Diakui
atau tidak, antusiasme rakyat Indonesia dalam mengikuti perkembangan
naiknya harga bawang dapat dijadikan sebagai salah satu indikator kalau
rakyat Indonesia saat ini tergelitik rasa nasionalismenya.
Betapa tidak, ketika semua media di negeri ini disibukkan dengan berita
hiruk- pikuk politik dan korupsi, seketika itu pula berita tentang bawang
menyeruduk dan membetot perhatian publik. Ada apa sesungguhnya dengan fenomena
bawang hingga menyentuh na sionalisme kita? Bangsa ini disebut bangsa
agraris, tetapi rakyat termiskin adalah petani. Negara ini disebut negara
maritim, tetapi rakyat tertinggal adalah para nelayan. Apa yang perlu
diperbaiki?
Semoga
saja kita tidak buru-buru mengambil kesimpulan yang salah. Bung
Karno pernah bilang, "Pangan adalah
urusan hidup-mati bangsa." Jika pangan dikuasai negara lain,
sama saja menggadaikan nasib bangsa. Sebagai basis kehidupan dan
ketahanan bangsa, kedaulatan pangan menjadi harga mati. Oleh karena itu, liberalisasi sektor pertanian harus dikontrol.
Dalam
kasus bawang, sampai dengan saat ini rakyat belum mengetahui secara pasti
tentang bagaimana sesungguhnya pemetaan antara suplai dan permintaan
bawang di negeri ini. Yang dirasakan oleh rakyat hanya adanya fenomena
harga naik, sehingga berpengaruh terhadap perilaku kehidupan bangsa ini.

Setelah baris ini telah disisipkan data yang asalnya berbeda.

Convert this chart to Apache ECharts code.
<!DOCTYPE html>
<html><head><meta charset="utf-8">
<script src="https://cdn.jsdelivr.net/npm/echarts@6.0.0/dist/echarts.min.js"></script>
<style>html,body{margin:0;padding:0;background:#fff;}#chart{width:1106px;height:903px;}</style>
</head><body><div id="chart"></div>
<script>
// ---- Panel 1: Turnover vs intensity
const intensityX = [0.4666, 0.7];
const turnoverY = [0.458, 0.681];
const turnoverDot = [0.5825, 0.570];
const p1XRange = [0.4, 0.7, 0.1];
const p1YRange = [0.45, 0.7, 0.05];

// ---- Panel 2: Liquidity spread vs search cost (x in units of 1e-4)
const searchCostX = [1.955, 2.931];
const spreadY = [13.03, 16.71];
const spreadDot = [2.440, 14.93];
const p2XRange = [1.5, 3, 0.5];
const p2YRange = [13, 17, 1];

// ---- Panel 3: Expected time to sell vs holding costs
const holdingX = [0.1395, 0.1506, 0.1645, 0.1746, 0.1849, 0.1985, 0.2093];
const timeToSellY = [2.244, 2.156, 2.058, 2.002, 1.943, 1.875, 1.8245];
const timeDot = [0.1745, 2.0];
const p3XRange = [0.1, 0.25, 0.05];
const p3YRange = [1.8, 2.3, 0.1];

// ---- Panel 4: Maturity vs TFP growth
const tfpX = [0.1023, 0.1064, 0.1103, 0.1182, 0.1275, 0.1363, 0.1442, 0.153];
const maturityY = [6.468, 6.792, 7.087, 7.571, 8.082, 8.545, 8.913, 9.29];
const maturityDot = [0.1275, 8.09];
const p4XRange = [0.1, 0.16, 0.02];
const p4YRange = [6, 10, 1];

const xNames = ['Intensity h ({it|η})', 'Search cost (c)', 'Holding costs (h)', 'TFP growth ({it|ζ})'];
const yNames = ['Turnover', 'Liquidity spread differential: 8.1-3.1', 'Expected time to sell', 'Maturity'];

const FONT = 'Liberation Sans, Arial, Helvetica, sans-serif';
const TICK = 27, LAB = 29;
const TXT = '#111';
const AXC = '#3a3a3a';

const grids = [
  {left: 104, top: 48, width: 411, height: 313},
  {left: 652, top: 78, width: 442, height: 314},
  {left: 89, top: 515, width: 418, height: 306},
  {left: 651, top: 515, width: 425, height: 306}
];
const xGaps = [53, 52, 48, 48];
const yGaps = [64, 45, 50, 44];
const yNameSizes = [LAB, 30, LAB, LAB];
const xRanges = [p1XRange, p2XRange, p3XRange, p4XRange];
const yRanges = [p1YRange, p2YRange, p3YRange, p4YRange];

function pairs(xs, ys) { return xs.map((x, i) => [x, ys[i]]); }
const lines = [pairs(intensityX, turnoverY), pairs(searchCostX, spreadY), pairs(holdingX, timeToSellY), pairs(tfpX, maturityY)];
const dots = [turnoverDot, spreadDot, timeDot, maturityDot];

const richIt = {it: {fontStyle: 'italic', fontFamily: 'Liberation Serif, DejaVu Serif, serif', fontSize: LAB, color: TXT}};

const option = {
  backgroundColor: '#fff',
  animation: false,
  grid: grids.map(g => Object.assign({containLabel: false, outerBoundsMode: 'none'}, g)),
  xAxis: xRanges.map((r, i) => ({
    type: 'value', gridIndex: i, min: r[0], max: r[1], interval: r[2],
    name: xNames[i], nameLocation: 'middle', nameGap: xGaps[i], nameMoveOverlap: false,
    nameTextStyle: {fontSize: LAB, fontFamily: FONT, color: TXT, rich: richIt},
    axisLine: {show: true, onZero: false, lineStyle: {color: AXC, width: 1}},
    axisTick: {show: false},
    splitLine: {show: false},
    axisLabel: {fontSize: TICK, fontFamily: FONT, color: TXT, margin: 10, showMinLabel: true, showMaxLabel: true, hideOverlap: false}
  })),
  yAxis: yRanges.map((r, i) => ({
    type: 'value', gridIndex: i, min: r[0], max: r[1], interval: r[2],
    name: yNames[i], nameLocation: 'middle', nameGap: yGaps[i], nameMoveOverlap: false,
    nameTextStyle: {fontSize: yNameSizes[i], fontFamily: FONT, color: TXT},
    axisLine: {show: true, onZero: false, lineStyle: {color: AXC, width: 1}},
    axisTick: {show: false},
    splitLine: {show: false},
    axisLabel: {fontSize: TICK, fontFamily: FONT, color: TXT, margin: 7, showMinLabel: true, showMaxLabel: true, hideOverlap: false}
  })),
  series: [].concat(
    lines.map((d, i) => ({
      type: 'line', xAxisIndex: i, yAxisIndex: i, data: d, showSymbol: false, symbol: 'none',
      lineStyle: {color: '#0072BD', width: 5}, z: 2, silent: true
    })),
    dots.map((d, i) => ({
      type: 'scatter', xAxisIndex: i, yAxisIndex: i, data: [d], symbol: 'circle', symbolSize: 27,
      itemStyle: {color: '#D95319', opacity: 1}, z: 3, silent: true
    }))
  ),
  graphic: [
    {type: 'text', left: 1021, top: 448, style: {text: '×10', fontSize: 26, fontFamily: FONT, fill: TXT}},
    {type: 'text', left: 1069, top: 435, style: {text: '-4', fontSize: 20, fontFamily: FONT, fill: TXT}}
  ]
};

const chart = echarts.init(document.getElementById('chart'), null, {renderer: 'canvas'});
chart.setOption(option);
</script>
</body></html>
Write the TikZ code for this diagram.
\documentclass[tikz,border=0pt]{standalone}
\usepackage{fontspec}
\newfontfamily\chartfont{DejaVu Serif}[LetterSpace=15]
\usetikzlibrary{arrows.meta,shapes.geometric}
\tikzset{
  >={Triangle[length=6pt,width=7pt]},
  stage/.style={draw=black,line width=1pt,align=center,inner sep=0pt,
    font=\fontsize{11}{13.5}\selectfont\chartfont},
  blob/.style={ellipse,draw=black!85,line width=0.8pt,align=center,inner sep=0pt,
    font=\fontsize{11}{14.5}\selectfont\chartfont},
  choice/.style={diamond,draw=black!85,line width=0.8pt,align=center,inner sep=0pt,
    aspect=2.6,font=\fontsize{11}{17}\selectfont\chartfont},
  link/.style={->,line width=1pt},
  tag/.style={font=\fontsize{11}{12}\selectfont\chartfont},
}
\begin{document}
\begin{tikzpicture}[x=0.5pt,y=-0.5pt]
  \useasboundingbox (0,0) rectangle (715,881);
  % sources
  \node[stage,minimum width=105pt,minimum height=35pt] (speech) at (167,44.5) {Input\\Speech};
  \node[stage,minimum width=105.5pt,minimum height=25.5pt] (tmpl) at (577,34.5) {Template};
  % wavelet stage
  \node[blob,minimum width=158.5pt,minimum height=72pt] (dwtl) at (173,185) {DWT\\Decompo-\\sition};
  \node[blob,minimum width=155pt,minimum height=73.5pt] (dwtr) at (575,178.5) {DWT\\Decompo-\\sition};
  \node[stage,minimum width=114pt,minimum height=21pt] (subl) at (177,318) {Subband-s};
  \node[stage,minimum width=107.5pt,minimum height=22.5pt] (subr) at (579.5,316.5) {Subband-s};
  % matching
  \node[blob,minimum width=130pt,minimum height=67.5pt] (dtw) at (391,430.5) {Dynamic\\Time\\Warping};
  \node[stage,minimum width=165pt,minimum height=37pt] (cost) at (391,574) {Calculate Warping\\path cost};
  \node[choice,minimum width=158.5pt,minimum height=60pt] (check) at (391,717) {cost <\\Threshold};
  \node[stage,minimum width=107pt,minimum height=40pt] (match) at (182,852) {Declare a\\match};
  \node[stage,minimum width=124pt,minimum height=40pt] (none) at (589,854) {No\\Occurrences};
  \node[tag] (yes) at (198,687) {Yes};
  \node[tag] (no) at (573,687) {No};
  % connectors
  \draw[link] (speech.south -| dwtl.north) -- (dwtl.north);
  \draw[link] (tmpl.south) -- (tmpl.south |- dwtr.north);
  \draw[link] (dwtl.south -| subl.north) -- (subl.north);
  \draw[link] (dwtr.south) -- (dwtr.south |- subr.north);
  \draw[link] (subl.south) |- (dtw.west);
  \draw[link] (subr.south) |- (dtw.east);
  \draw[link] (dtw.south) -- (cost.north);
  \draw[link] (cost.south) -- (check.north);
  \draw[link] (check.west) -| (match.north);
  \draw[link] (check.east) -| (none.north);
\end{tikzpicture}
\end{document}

Yang terbaca di media, rasanya tidak ada isu kelangkaan pasokan impor.
Yang ada, harga bawang di dalam negeri naik di pasar manapun. Ini
berarti, pemerintah harus jujur menyampaikan peta suplai dan permintaan
yang sesungguhnya terhadap bawang serta segera membuat kebijakan yang
lebih jujur dan transparan.
Harapannya,
sinyalemen bahwa harga bawang naik karena tata niaga di dalam negeri yang
kurang transparan dapat diminimalisasi. Para pedagang besar dan tengkulak
tidak boleh lagi `bermain' melakukan aksi ambil untung. Jangan sampai,
pasar bawang di dalam negeri bersifat oligopoli dan cenderung dikuasai
kartel.
Dugaan
bahwa banyak pihak yang ingin memancing di air keruh dan melakukan aksi
ambil untung di atas penderitaan rakyat harus secara tegas hilang dari
negeri ini. Harus diluruskan pula bahwa bukan masalah tata niaga impornya
yang salah, akan tetapi yang salah dan bermasalah justru pengendalian
setelah bawang impor masuk ke gudang- gudang penimbunan di dalam negeri.
Adanya
sinyalemen terpuruknya sektor pertanian kita tak lepas dari absennya
regulasi dan kebijakan yang memihak petani, tetapi justru menguntungkan
investor kakap, harus segera dijawab oleh pemerintah. Pemerintah harus
menyiapkan kebijakan pro rakyat yang dapat memproteksi dan meningkatkan
kesejahteraan petani.
Daya
saing sektor pertanian harus digenjot agar tak tergilas dari kompetisi
global. Tanpa kemandirian dan kedaulatan pangan, masa depan bangsa sangatlah
riskan. Kalau negeri ini masih harus tetap mengimpor bawang, semestinya
tata cara pengimporan wajib dikendalikan dengan cara melakukan seleksi
ketat terhadap importir dan produk bawang impor yang akan masuk ke negeri
ini.
Kebijakan
impor bawang juga harus diikuti dengan langkah kebijakan yang dapat
memotivasi spirit petani negeri ini untuk berbudi daya, bukan sebaliknya.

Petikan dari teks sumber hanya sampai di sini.